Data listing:
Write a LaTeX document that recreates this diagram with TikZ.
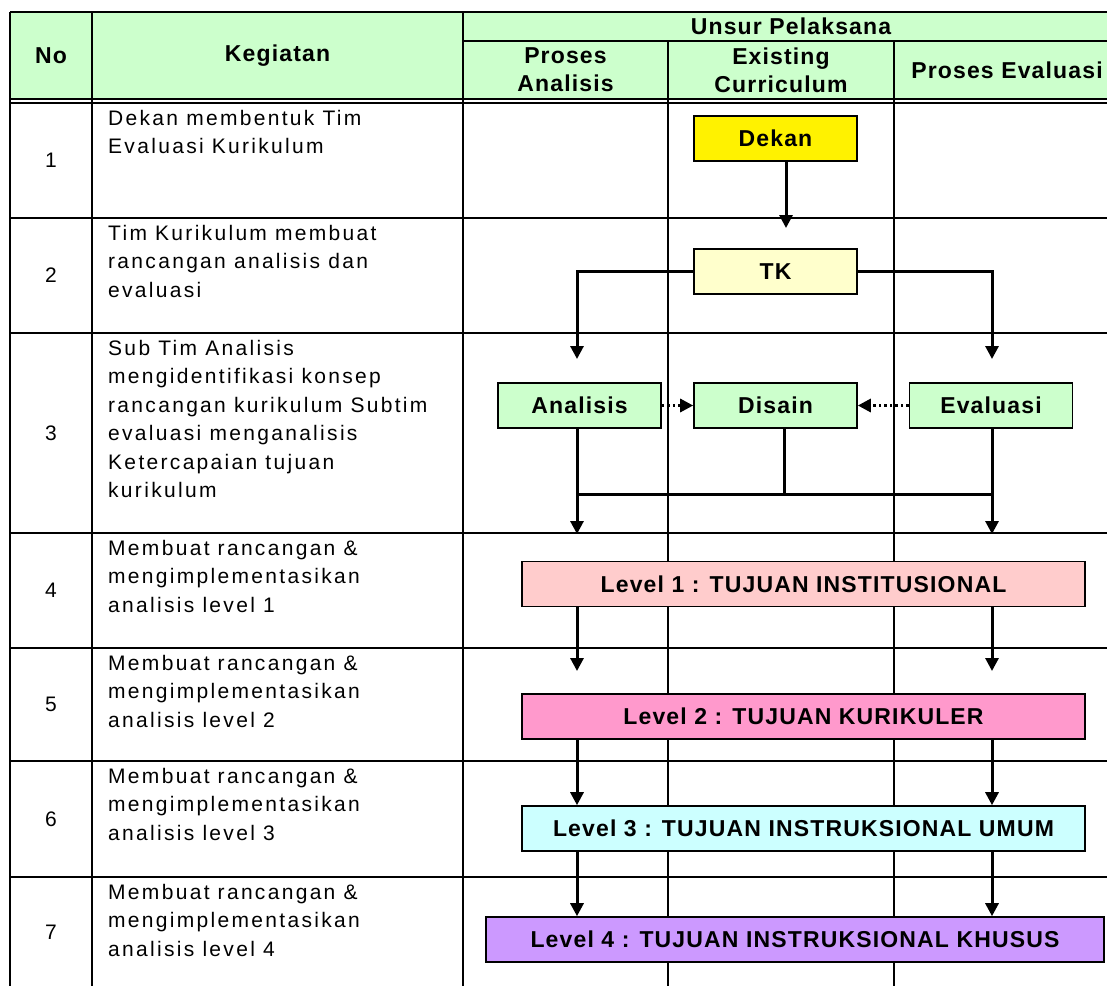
\documentclass[tikz,border=0pt]{standalone}
\usepackage{fontspec}
\setmainfont[LetterSpace=11]{Liberation Sans}
\newfontfamily\hdfont[LetterSpace=5]{Liberation Sans}
\usepackage{xcolor}
\usetikzlibrary{arrows.meta,positioning}
\definecolor{hdgreen}{HTML}{CCFFCC}
\definecolor{tkyel}{HTML}{FFFFCC}
\definecolor{lvpink}{HTML}{FFCCCC}
\definecolor{lvrose}{HTML}{FF99CC}
\definecolor{lvcyan}{HTML}{CCFFFF}
\definecolor{lvlila}{HTML}{CC99FF}
\newcommand{\tf}{\fontsize{21}{28.5}\selectfont}
\newcommand{\bft}{\hdfont\bfseries\fontsize{23}{28}\selectfont}
\tikzset{
    grd/.style={line width=1.6pt, draw=black},
    bx/.style={draw=black, line width=1.6pt, inner sep=0pt, minimum width=163pt, minimum height=45pt, font=\bft},
    lvl/.style={bx, minimum width=563pt},
    arr/.style={line width=3pt, -{Triangle[width=13pt,length=13pt]}},
    ln/.style={line width=3pt},
    dts/.style={line width=3pt, dash pattern=on 2.5pt off 3pt, -{Triangle[width=13pt,length=13pt]}},
    cel/.style={anchor=north west, align=left, inner sep=0pt, font=\tf},
    hd/.style={align=center, inner sep=0pt, font=\bft}
}

\begin{document}
\begin{tikzpicture}[x=1pt, y=-1pt]
    \useasboundingbox (0,0) rectangle (1107,985);
    \clip (0,0) rectangle (1107,985);

    % header
    \fill[hdgreen] (10,12) rectangle (1120,99);
    \draw[grd]
    (10,12) -- (1120,12)
    (463,41) -- (1120,41)
    (10,99) -- (1120,99)
    (10,103) -- (1120,103)
    (10,12) -- (10,990)
    (92,12) -- (92,990)
    (463,12) -- (463,990)
    (668,41) -- (668,990)
    (894,41) -- (894,990);
    \foreach \y in {218,333,533,648,761,877}
        \draw[grd] (10,\y) -- (1120,\y);

    \node[hd] (hno) at (51,56) {No};
    \node[hd] (hkeg) at (277.5,56) {Kegiatan};
    \node[hd] (hunsur) at (791,26) {Unsur Pelaksana};
    \node[hd] (hana) at (565.5,70) {Proses\\Analisis};
    \node[hd] (hexi) at (781,70) {Existing\\Curriculum};
    \node[hd] (heva) at (1007,70) {Proses Evaluasi};

    % rows
    \foreach \ya/\yb/\txt [count=\i] in {
        103/218/{Dekan membentuk Tim\\Evaluasi Kurikulum},
        218/333/{Tim Kurikulum membuat\\rancangan analisis dan\\evaluasi},
        333/533/{Sub Tim Analisis\\mengidentifikasi konsep\\rancangan kurikulum Subtim\\evaluasi menganalisis\\Ketercapaian tujuan\\kurikulum},
        533/648/{Membuat rancangan \&\\mengimplementasikan\\analisis level 1},
        648/761/{Membuat rancangan \&\\mengimplementasikan\\analisis level 2},
        761/877/{Membuat rancangan \&\\mengimplementasikan\\analisis level 3},
        877/987/{Membuat rancangan \&\\mengimplementasikan\\analisis level 4}}
    {
        \node[font=\tf, inner sep=0pt] (n\i) at (51,{(\ya+\yb)/2}) {\i};
        \node[cel] (k\i) at (108,\ya+6) {\rule{0pt}{16pt}\txt};
    }

    % boxes
    \node[bx, fill=yellow] (dekan) at (775.5,138.5) {Dekan};
    \node[bx, fill=tkyel] (tk) at (775.5,271.5) {TK};
    \node[bx, fill=hdgreen] (ana) at (579.5,405.5) {Analisis};
    \node[bx, fill=hdgreen] (dis) at (775.5,405.5) {Disain};
    \node[bx, fill=hdgreen] (eva) at (991,405.5) {Evaluasi};
    \node[lvl, fill=lvpink] (lv1) at (803.5,584) {Level 1 : TUJUAN INSTITUSIONAL};
    \node[lvl, fill=lvrose] (lv2) at (803.5,716.5) {Level 2 : TUJUAN KURIKULER};
    \node[lvl, fill=lvcyan] (lv3) at (803.5,828.5) {Level 3 : TUJUAN INSTRUKSIONAL UMUM};
    \node[lvl, fill=lvlila, minimum width=618pt] (lv4) at (795,939.5) {Level 4 : TUJUAN INSTRUKSIONAL KHUSUS};

    \coordinate (d1) at (786,228);
    \coordinate (a1) at (577,359);
    \coordinate (e1) at (992,359);
    \coordinate (a2) at (577,534);
    \coordinate (e2) at (992,534);
    \coordinate (jn) at (784,494);
    \coordinate (a3) at (577,671);
    \coordinate (e3) at (992,671);

    \draw[arr] (dekan.south -| d1) -- (d1);
    \draw[arr] (tk.west) -| (a1);
    \draw[arr] (tk.east) -| (e1);
    \draw[dts] (ana.east) -- (dis.west);
    \draw[dts] (eva.west) -- (dis.east);
    \draw[arr] (ana.south -| a2) -- (a2);
    \draw[arr] (eva.south -| e2) -- (e2);
    \draw[ln] (dis.south -| jn) -- (jn);
    \draw[ln] (a2 |- jn) -- (e2 |- jn);
    \draw[arr] (lv1.south -| a3) -- (a3);
    \draw[arr] (lv1.south -| e3) -- (e3);
    \draw[arr] (lv2.south -| a3) -- (lv3.north -| a3);
    \draw[arr] (lv2.south -| e3) -- (lv3.north -| e3);
    \draw[arr] (lv3.south -| a3) -- (lv4.north -| a3);
    \draw[arr] (lv3.south -| e3) -- (lv4.north -| e3);
\end{tikzpicture}
\end{document}
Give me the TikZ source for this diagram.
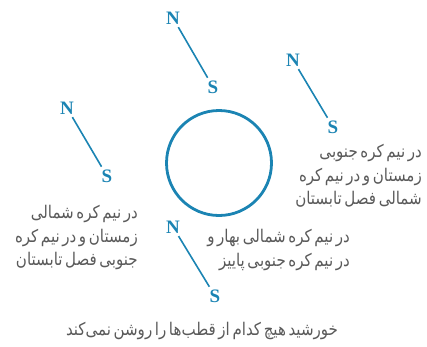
\documentclass[tikz,border=0pt]{standalone}
\usepackage{fontspec}
\newfontfamily\arabicfont[Script=Arabic,FakeStretch=0.86,WordSpace=0.55]{DejaVu Sans}
\newfontfamily\poleserif{Liberation Serif}
\TeXXeTstate=1
\definecolor{poleblue}{HTML}{1B84B3}
\definecolor{txtgray}{HTML}{5A5A5A}
\begin{document}
\begin{tikzpicture}[x=1pt,y=-1pt,
  pole/.style={font=\poleserif\bfseries\fontsize{19}{19}\selectfont, text=poleblue, inner sep=1pt},
  axis/.style={draw=poleblue, line width=1.6pt, shorten <=2pt, shorten >=2pt},
  note/.style={font=\arabicfont\fontsize{17.5}{23.5}\selectfont, text=txtgray, align=right, inner sep=0pt}
]
\useasboundingbox (0,0) rectangle (427,346);
\node[draw=poleblue, line width=2.8pt, circle, minimum size=105pt, inner sep=0pt] (sun) at (219,163) {};
% top magnet
\node[pole] (n1) at (173,18) {N};
\node[pole] (s1) at (213,87) {S};
\draw[axis] (n1) -- (s1);
% left magnet
\node[pole] (n2) at (67,108) {N};
\node[pole] (s2) at (107,176) {S};
\draw[axis] (n2) -- (s2);
% right magnet
\node[pole] (n3) at (293,60) {N};
\node[pole] (s3) at (333,127) {S};
\draw[axis] (n3) -- (s3);
% bottom magnet
\node[pole] (n4) at (173,227) {N};
\node[pole] (s4) at (215,296) {S};
\draw[axis] (n4) -- (s4);
% texts
\node[note, anchor=north east] (tl) at (138,205) {\beginR در نیم کره شمالی\endR\\\beginR زمستان و در نیم کره\endR\\\beginR جنوبی فصل تابستان\endR};
\node[note, anchor=north east] (tr) at (422,144) {\beginR در نیم کره جنوبی\endR\\\beginR زمستان و در نیم کره\endR\\\beginR شمالی فصل تابستان\endR};
\node[note, anchor=north east] (tm) at (350,229) {\beginR در نیم کره شمالی بهار و\endR\\\beginR در نیم کره جنوبی پاییز\endR};
\node[note, anchor=center] (tb) at (202,331) {\beginR خورشید هیچ کدام از قطب‌ها را روشن نمی‌کند\endR};
\end{tikzpicture}
\end{document}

• Task prompt: Select the lines from the entries that include the word "this".

• Complete answer:
Write a LaTeX document that recreates this diagram with TikZ.
Give me the TikZ source for this diagram.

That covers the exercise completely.